The film revisits the German adaptation of the 1975 BBC educational film “Developing Country Ghana: Life in the City”, which sought to depict the daily lives of two families—one “rich”, one “poor”— in the capital city, Accra, almost two decades after independence from British rule. Some fifty years later, the protagonists—then children, now elders—watch the film for the first time and share their thoughts on the historical material. In centring their current perspectives and version of the story, a multi-layered reflection on the politics of representation, memory and postcolonial image politics emerges.

Year: 2025
Length: 27′
Format: HD, stereo
Langauge: English, German
Subtitles: English

Director/Producer: Nnenna Onuoha
With: Emmanuel Borlabi Bortey, Tamara Kwarteng, Clelia Villareal
Sound/Image/Edit: Nnenna Onuoha
Score: Jessica “Aamowi” Longdon
Commissioned by: Sinema Transtopia as part of the project, “The Past is Not Another Country–Doing Archives Differently” by Sinema Transtopia and Deutsches Filminstitut & Filmmuseum

Exhibitions

Sinema Transtopia, Berlin Art Week

Sinema Transtopia presents newly commissioned works by Cana Bilir-Meier and Nnenna Onuoha as part of the project The Past is Not Another Country: Doing Archives Differently. Each examines the power relations present in archival image material, proposing artistic ways of restaging and reshaping the narratives it transmits.

Nnenna Onuoha’s essayistic video work Living in a Developing Country—Revisited (AT) engages with the 1975 BBC educational film Developing Country Ghana: Life in the City. Through conversations with the protagonists portrayed at the time and their current perspectives on the historical film material, a multi-layered reflection on representation, memory and postcolonial image politics emerges.
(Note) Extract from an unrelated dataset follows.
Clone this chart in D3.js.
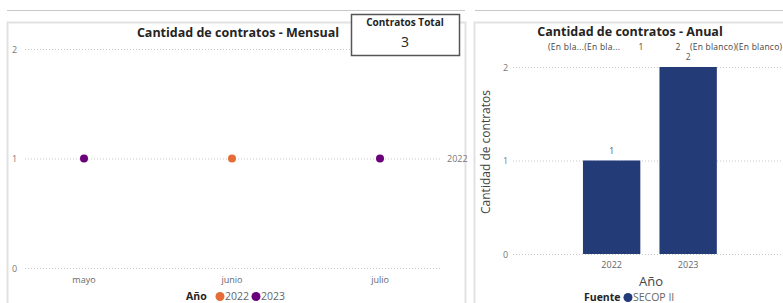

Following the premiere screenings of both works on Friday 12 SEP at 6.30pm, they will be viewable as a looped video installation at Sinema Transtopia from Saturday to Sunday.

Commissioned by Sinema Transtopia ©2025.

In the framework of the project The Past is Not Another Country—a project by Sinema Transtopia and DFF—Deutsches Filminstitut & Filmmuseum.

Funded by Hauptstadtkulturfonds.

In The Past is Not Another Country: Doing Archives Differently, Sinema Transtopia and the the DFF join forces with artists, filmmakers, archivists and activists to ask: How do patterns of power travel through film history and film archives? How might these patterns be disrupted? How can narratives be revised and reframed to tell a different story in the future? This two-year project aims to question and update practices of collecting, presenting, and mediating film.